When I hear that the press has fanned the flames of Islamism and events in Kabylia I don't really understand… The press doesn't create events, it reports on them and it can only survive in a transparent society. The grievance against us is not that we informed, but that we failed to conceal. Algeria's press was one step ahead of society on the road to democracy and the free press is politically more advanced than the country's political organisations… None of Algeria's politicians talk to the media… they still belong to the single party culture… it's not out of political caution, but because they are congenitally backward… Take official attitudes towards terrorism here and abroad. President Bouteflika offers his condolences to Switzerland for the shooting at a local parliament and ignores the massacres going on here. Even if we had five television channels they'd all show nothing but cartoons. The printed press is just as backward. The one thing that most press bosses have in common is that they want to become information minister.

Violence against journalists has stopped. Do you think it could resume?
There's no doubt it could. Have all the contradictions in Algerian society been resolved? No. So all what's already happened can happen again. By the same token, the regime has more or less stopped imprisoning journalists… but if interest are at stake it'll start again tomorrow. There is still no mutual acceptance and no common project for society.

Who do you think was behind the murders of journalists?
I don't think there's a shadow of doublt over who the murders were. I might be the most naive of all Algerians, but for me political assassinations are typical of Islamists against what they consider stooges of the regime.

Five Algerian journalists are still missing. Why do so many papers like Le Matin still refuse to talk about it?
The five journalists have sparked a campaign whose aim is not to elucidate the mystery but to embarrass the regime… I've got no reason to feel guilty over not talking about these missing journalists. Fahassi [one of the missing journalists] did his stint in the training camps in southern Algeria, just like any other FIS activist. Just because he's a journalist why should he be spared the same fate as other Islamists?… Le Matin covers the issue of the missing people issue as it sees fit and we don't want anybody giving us lessons. I have more in common with the families of the missing who demonstrate here in Algiers than with demonstrators in Paris where they orchestrate campaigns to undermine the secular regime. I don't have any scores to settle with the regime apart from its moves to bring the FIS back into politics. I don't believe the military are the only ones responsible for stopping the electoral process in 1992. I was part of it, like many others. We're all responsible, and I face up to my responsibilities.

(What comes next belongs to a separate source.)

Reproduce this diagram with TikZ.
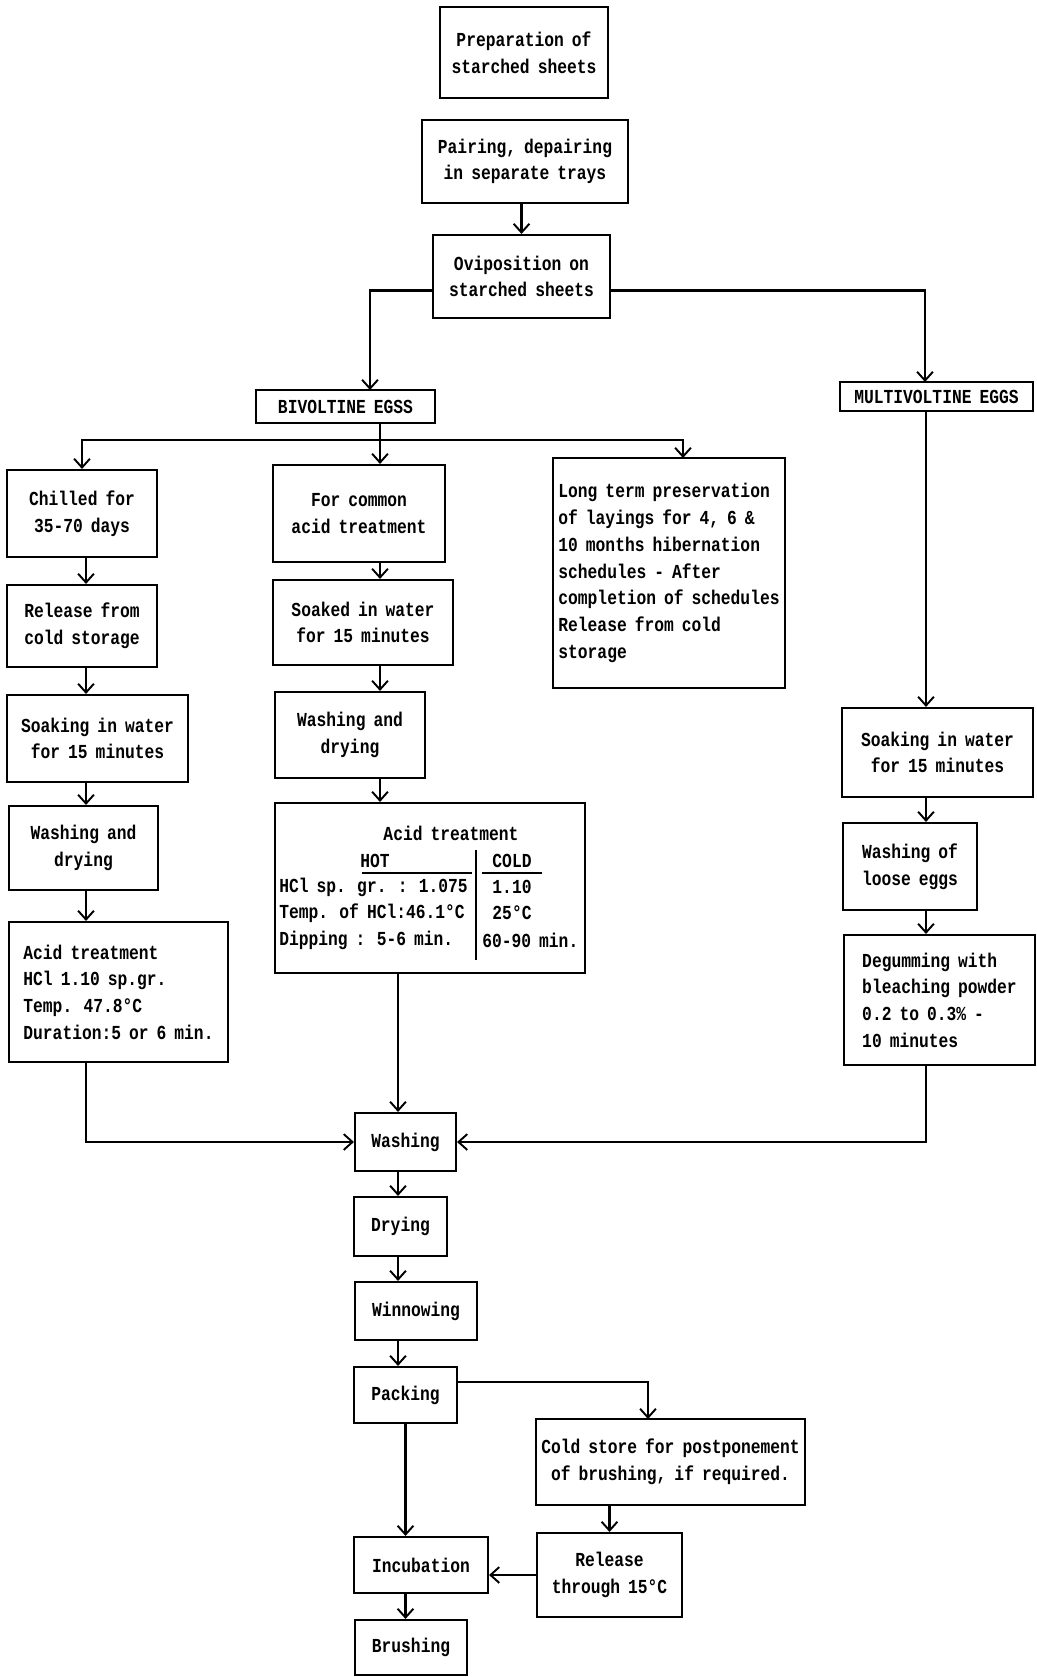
\documentclass[tikz,border=0pt]{standalone}
\usepackage{fontspec}
\newfontfamily\dotfont[FakeStretch=0.82,WordSpace=0.82]{Liberation Mono}
\usetikzlibrary{arrows.meta}
\def\u{0.02cm}
\begin{document}
\begin{tikzpicture}[x=0.02cm,y=-0.02cm,
  box/.style={draw, line width=1.2pt, inner sep=0pt, align=center,
    font=\dotfont\bfseries\fontsize{11.3}{15.2}\selectfont},
  txt/.style={inner sep=0pt, font=\dotfont\bfseries\fontsize{11.3}{15.2}\selectfont},
  link/.style={line width=1.2pt, -{Straight Barb[length=5pt,width=9pt,line width=1.1pt]}},
  plain/.style={line width=1.2pt}]
\useasboundingbox (0,0) rectangle (1037,1677);
\fill[white] (0,0) rectangle (1037,1677);

% top
\node[box, minimum width=168*\u, minimum height=91*\u] (prep) at (524,52.5) {Preparation of\\starched sheets};
\node[box, minimum width=206*\u, minimum height=83*\u] (pair) at (525,161.5) {Pairing, depairing\\in separate trays};
\node[box, minimum width=177*\u, minimum height=83*\u] (ovi) at (521.5,276.5) {Oviposition on\\starched sheets};
\node[box, minimum width=179*\u, minimum height=33*\u] (biv) at (345.5,406.5) {BIVOLTINE EGSS};
\node[box, minimum width=193*\u, minimum height=29*\u] (multi) at (936.5,396.5) {MULTIVOLTINE EGGS};

% left column
\node[box, minimum width=150*\u, minimum height=87*\u] (chill) at (82,513.5) {Chilled for\\35-70 days};
\node[box, minimum width=150*\u, minimum height=82*\u] (relL) at (82,626) {Release from\\cold storage};
\node[box, minimum width=181*\u, minimum height=87*\u] (soakL) at (97.5,738.5) {Soaking in water\\for 15 minutes};
\node[box, minimum width=149*\u, minimum height=84*\u] (wdL) at (83.5,848) {Washing and\\drying};
\node[box, align=left, minimum width=219*\u, minimum height=140*\u] (acidL) at (118.5,992) {Acid treatment\\HCl 1.10 sp.gr.\\Temp. 47.8°C\\Duration:5 or 6 min.};

% middle column
\node[box, minimum width=172*\u, minimum height=97*\u] (common) at (359,513.5) {For common\\acid treatment};
\node[box, minimum width=180*\u, minimum height=85*\u] (soakM) at (363,622.5) {Soaked in water\\for 15 minutes};
\node[box, minimum width=150*\u, minimum height=86*\u] (wdM) at (350,735) {Washing and\\drying};
\node[box, minimum width=310*\u, minimum height=170*\u] (acidM) at (430,888) {};
\node[txt] (acidT) at (451,833) {Acid treatment};
\node[txt] (hot) at (375,861) {HOT};
\node[txt] (cold) at (512,861) {COLD};
\node[txt, anchor=west] (r1) at (279,887) {HCl sp. gr. : 1.075};
\node[txt, anchor=west] (r2) at (279,913) {Temp. of HCl:46.1°C};
\node[txt, anchor=west] (r3) at (279,940) {Dipping : 5-6 min.};
\node[txt] (c1) at (512,887) {1.10};
\node[txt] (c2) at (512,913) {25°C};
\node[txt, anchor=west] (c3) at (482,940) {60-90 min.};
\coordinate (hotl) at (362,873);
\coordinate (hotr) at (472,873);
\coordinate (coldl) at (482,873);
\coordinate (coldr) at (542,873);
\coordinate (divt) at (476,850);
\coordinate (divb) at (476,960);
\draw[line width=1pt] (hotl) -- (hotr);
\draw[line width=1pt] (coldl) -- (coldr);
\draw[line width=1.6pt] (divt) -- (divb);

% long term
\node[box, align=left, minimum width=232*\u, minimum height=230*\u] (long) at (669,573) {Long term preservation\\of layings for 4, 6 \&\\10 months hibernation\\schedules - After\\completion of schedules\\Release from cold\\storage};

% right column
\node[box, minimum width=191*\u, minimum height=89*\u] (soakR) at (937.5,752.5) {Soaking in water\\for 15 minutes};
\node[box, minimum width=134*\u, minimum height=87*\u] (wloose) at (910,866.5) {Washing of\\loose eggs};
\node[box, align=left, minimum width=191*\u, minimum height=130*\u] (degum) at (939.5,1000) {Degumming with\\bleaching powder\\0.2 to 0.3\% -\\10 minutes};

% bottom column
\node[box, minimum width=101*\u, minimum height=58*\u] (wash) at (405.5,1142) {Washing};
\node[box, minimum width=93*\u, minimum height=59*\u] (dry) at (400.5,1226.5) {Drying};
\node[box, minimum width=122*\u, minimum height=58*\u] (winnow) at (416,1311) {Winnowing};
\node[box, minimum width=103*\u, minimum height=56*\u] (pack) at (405.5,1395) {Packing};
\node[box, minimum width=269*\u, minimum height=86*\u] (coldst) at (670.5,1462) {Cold store for postponement\\of brushing, if required.};
\node[box, minimum width=145*\u, minimum height=84*\u] (relT) at (609.5,1575) {Release\\through 15°C};
\node[box, minimum width=134*\u, minimum height=56*\u] (incub) at (421,1565) {Incubation};
\node[box, minimum width=112*\u, minimum height=55*\u] (brush) at (411,1647.5) {Brushing};

% helper coordinates
\coordinate (bivin) at (370,390);
\coordinate (multiin) at (925,382);
\coordinate (bivout) at (380,423);
\coordinate (br) at (380,440);
\coordinate (longin) at (683,458);
\coordinate (lcol) at (86,0);
\coordinate (mcol) at (380,0);
\coordinate (wcol) at (398,0);
\coordinate (rcol) at (926,0);
\coordinate (packout) at (457,1382);
\coordinate (coldin) at (648,1419);

% connectors top
\draw[link] (pair.south -| ovi.north) -- (ovi.north);
\draw[link] ([yshift=-14*\u]ovi.west) -| (bivin);
\draw[link] ([yshift=-14*\u]ovi.east) -| (multiin);
\draw[link] (bivout) -- (bivout |- common.north);
\draw[link] (br) -| (chill.north);
\draw[link] (br) -| (longin);

% left column connectors
\draw[link] (chill.south -| lcol) -- (relL.north -| lcol);
\draw[link] (relL.south -| lcol) -- (soakL.north -| lcol);
\draw[link] (soakL.south -| lcol) -- (wdL.north -| lcol);
\draw[link] (wdL.south -| lcol) -- (acidL.north -| lcol);
\draw[link] (acidL.south -| lcol) |- (wash.west);

% middle column connectors
\draw[link] (common.south -| mcol) -- (soakM.north -| mcol);
\draw[link] (soakM.south -| mcol) -- (wdM.north -| mcol);
\draw[link] (wdM.south -| mcol) -- (acidM.north -| mcol);
\draw[link] (acidM.south -| wcol) -- (wash.north -| wcol);

% right column connectors
\draw[link] (multi.south -| rcol) -- (soakR.north -| rcol);
\draw[link] (soakR.south -| rcol) -- (wloose.north -| rcol);
\draw[link] (wloose.south -| rcol) -- (degum.north -| rcol);
\draw[link] (degum.south -| rcol) |- (wash.east);

% bottom connectors
\draw[link] (wash.south -| wcol) -- (dry.north -| wcol);
\draw[link] (dry.south -| wcol) -- (winnow.north -| wcol);
\draw[link] (winnow.south -| wcol) -- (pack.north -| wcol);
\draw[link] (packout) -| (coldin);
\draw[link] (coldst.south -| relT.north) -- (relT.north);
\draw[link] (pack.south) -- (pack.south |- incub.north);
\draw[link] (relT.west) -- (relT.west -| incub.east);
\draw[link] (incub.south -| pack.south) -- (brush.north -| pack.south);
\end{tikzpicture}
\end{document}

You've clearly come out in favour of Algeria's generals over 1992. Don't you think it would help make them more credible if those who got rich illegally or by using their power were brought to justice?
If a single general was charged with corruption, I'd be the first to write about it… If cases come to light with evidence to prove the charges, we journalists will do our work. But the problem is that generals have not pulled out of politics, they've clung on to power and they're out of kilter in a society that has passed them by. Instead of letting society express itself, they've kept their monopoly over power. And they've allowed Islamism to flourish… But the main grievance against the generals is not corruption but that they cancelled the elections in January 1992… This fixation on the generals is designed to get Bouteflika and the generals to turn back the clock to just before January 1992.

Reading Le Matin, one sometimes almost gets the impression that you're for an allied intervention in Algeria to wipe out terrorism once and for all.
You can't wipe out terrorism by sending US troops into Algeria because Algerian terrorism is just a link in an international network. It would naive to believe that eliminating Zouabri or Hattab would eliminate terrorism. There's a worldwide strategy. See how fast the GIA find men and arms. We haven't given enough though to what Bush meant when he said the war would be longs. Spot interventions won't solve anything. We've got to realise it's on a world scale and it's a world fight.

Still communist and anti-American?
It's a mindset that was a key component in our development and outlook and there's no way we're going to deny where we are coming from.